A Sonata em Ré Menor Op. 40 foi composta em 1934, no período em que Shostakovitch apaixonara-se por uma jovem estudante, o que ocasionou um efêmero divórcio de sua esposa Nina. O compositor dedicou esta sonata ao violoncelista Victor Lubatski e ambos a estrearam em Moscou, no dia 25 de dezembro de 1934.

O primeiro movimento (Allegro non troppo) é escrito em forma sonata. O primeiro tema, bastante extenso, é apresentado pelo violoncelo, acompanhado por arpeggios do piano e depois desenvolvido por este até seu clímax; o segundo tema, muito mais delicado, é, contrariamente, apresentado pelo piano e imitado pelo violoncelo.
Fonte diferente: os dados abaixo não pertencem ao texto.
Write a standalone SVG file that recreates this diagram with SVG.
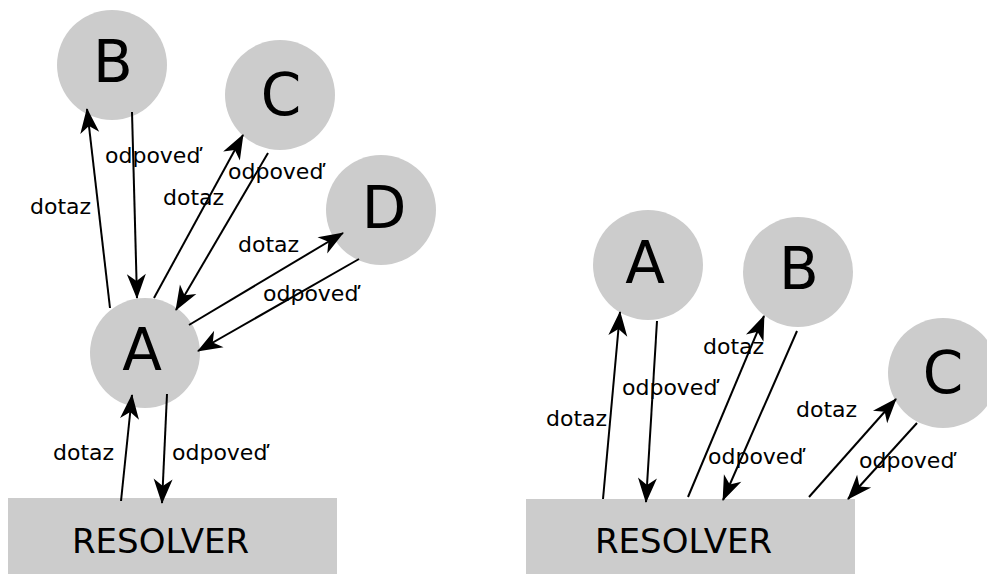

Durante o desenvolvimento o primeiro tema ganha motivos rítmicos, mas logo o afetuoso segundo tema reaparece. Tudo parece em ordem, encaminhando-se para o final do movimento, mas Shostakovitch nos surpreende ao inserir alguns acordes em staccato do piano, acompanhados por notas sustentadas pelo violoncelo, o que faz com que a música torne-se quase estática. É uma estranha preparação para o que se ouvirá no segundo movimento (Allegro) o qual é um scherzo típico de Shostakovitch. Trata-se de um frenético ostinato que é interrompido por um tema apresentado pelo piano que, apesar de mais tranqüilo, é também muito pouco contemplativo. O terceiro movimento (Largo) faz-lhe intenso contraste, pois é uma melodia tranqüila e vocal, acompanhada pelo piano de forma introspectiva, dissonante e um tanto fúnebre. O Allegro final é um rondó bastante irônico no qual o tema principal é apresentado três vezes, ligados, a cada intervalo, por estranhas e vertiginosas cadenzas.